= Request =
Copy out the whole listing exactly as written, leaving the pictures behind.

---------- Raw data ----------

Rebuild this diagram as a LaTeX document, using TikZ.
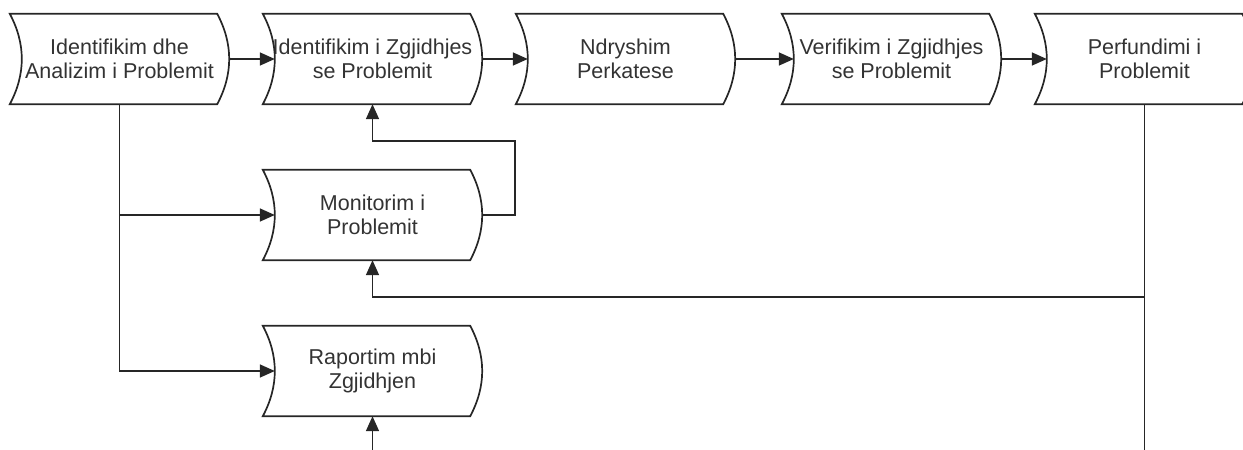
\documentclass[tikz,border=0pt]{standalone}
\usepackage{fontspec}
\setmainfont{Liberation Sans}
\usepackage{tikz}
\usetikzlibrary{arrows.meta}

\begin{document}
\begin{tikzpicture}[x=1pt,y=-1pt,
    proc/.style={minimum width=207pt,minimum height=90pt,inner sep=0pt,align=center,
        text=black!80,font=\fontsize{21.5}{24.6}\selectfont},
    line/.style={draw=black!85,line width=1.7pt},
    arr/.style={line,-{Triangle[length=15pt,width=13pt]}}]
    \useasboundingbox (0,0) rectangle (1243,450);

    % hapat kryesore
    \node[proc] (ident) at (119.5,59) {Identifikim dhe\\Analizim i Problemit};
    \node[proc] (zgj)   at (372.5,59) {Identifikim i Zgjidhjes\\se Problemit};
    \node[proc] (ndr)   at (625.5,59) {Ndryshim\\Perkatese};
    \node[proc] (ver)   at (891.5,59) {Verifikim i Zgjidhjes\\se Problemit};
    \node[proc] (perf)  at (1144.5,59) {Perfundimi i\\Problemit};
    \node[proc] (mon)   at (372.5,215) {Monitorim i\\Problemit};
    \node[proc] (rap)   at (372.5,371) {Raportim mbi\\Zgjidhjen};

    % konturat
    \foreach \n in {ident,zgj,ndr,ver,perf,mon,rap}
        \draw[line] ([xshift=-6pt]\n.north west) -- ([xshift=-6pt]\n.north east)
            .. controls +(16,30) and +(16,-30) .. ([xshift=-6pt]\n.south east)
            -- ([xshift=-6pt]\n.south west)
            .. controls +(16,-30) and +(16,30) .. cycle;

    \coordinate (loop)   at (515,141);
    \coordinate (branch) at (1144.5,297);
    \coordinate (bottom) at (1144.5,452);
    \coordinate (rapin)  at (372.5,452);

    % lidhjet
    \draw[arr] ([xshift=6pt]ident.east) -- ([xshift=6pt]zgj.west);
    \draw[arr] ([xshift=6pt]zgj.east) -- ([xshift=6pt]ndr.west);
    \draw[arr] ([xshift=6pt]ndr.east) -- ([xshift=6pt]ver.west);
    \draw[arr] ([xshift=6pt]ver.east) -- ([xshift=6pt]perf.west);
    \draw[arr] (ident.south) |- ([xshift=6pt]mon.west);
    \draw[arr] (ident.south) |- ([xshift=6pt]rap.west);
    \draw[arr] ([xshift=6pt]mon.east) -| (loop) -| (zgj.south);
    \draw[line] (perf.south) -- (bottom);
    \draw[arr] (branch) -| (mon.south);
    \draw[arr] (rapin) -- (rap.south);
\end{tikzpicture}
\end{document}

----------

= Result =
Rebuild this diagram as a LaTeX document, using TikZ.
\documentclass[tikz,border=0pt]{standalone}
\usepackage{fontspec}
\setmainfont{Liberation Sans}
\usepackage{tikz}
\usetikzlibrary{arrows.meta}

\begin{document}
\begin{tikzpicture}[x=1pt,y=-1pt,
    proc/.style={minimum width=207pt,minimum height=90pt,inner sep=0pt,align=center,
        text=black!80,font=\fontsize{21.5}{24.6}\selectfont},
    line/.style={draw=black!85,line width=1.7pt},
    arr/.style={line,-{Triangle[length=15pt,width=13pt]}}]
    \useasboundingbox (0,0) rectangle (1243,450);

    % hapat kryesore
    \node[proc] (ident) at (119.5,59) {Identifikim dhe\\Analizim i Problemit};
    \node[proc] (zgj)   at (372.5,59) {Identifikim i Zgjidhjes\\se Problemit};
    \node[proc] (ndr)   at (625.5,59) {Ndryshim\\Perkatese};
    \node[proc] (ver)   at (891.5,59) {Verifikim i Zgjidhjes\\se Problemit};
    \node[proc] (perf)  at (1144.5,59) {Perfundimi i\\Problemit};
    \node[proc] (mon)   at (372.5,215) {Monitorim i\\Problemit};
    \node[proc] (rap)   at (372.5,371) {Raportim mbi\\Zgjidhjen};

    % konturat
    \foreach \n in {ident,zgj,ndr,ver,perf,mon,rap}
        \draw[line] ([xshift=-6pt]\n.north west) -- ([xshift=-6pt]\n.north east)
            .. controls +(16,30) and +(16,-30) .. ([xshift=-6pt]\n.south east)
            -- ([xshift=-6pt]\n.south west)
            .. controls +(16,-30) and +(16,30) .. cycle;

    \coordinate (loop)   at (515,141);
    \coordinate (branch) at (1144.5,297);
    \coordinate (bottom) at (1144.5,452);
    \coordinate (rapin)  at (372.5,452);

    % lidhjet
    \draw[arr] ([xshift=6pt]ident.east) -- ([xshift=6pt]zgj.west);
    \draw[arr] ([xshift=6pt]zgj.east) -- ([xshift=6pt]ndr.west);
    \draw[arr] ([xshift=6pt]ndr.east) -- ([xshift=6pt]ver.west);
    \draw[arr] ([xshift=6pt]ver.east) -- ([xshift=6pt]perf.west);
    \draw[arr] (ident.south) |- ([xshift=6pt]mon.west);
    \draw[arr] (ident.south) |- ([xshift=6pt]rap.west);
    \draw[arr] ([xshift=6pt]mon.east) -| (loop) -| (zgj.south);
    \draw[line] (perf.south) -- (bottom);
    \draw[arr] (branch) -| (mon.south);
    \draw[arr] (rapin) -- (rap.south);
\end{tikzpicture}
\end{document}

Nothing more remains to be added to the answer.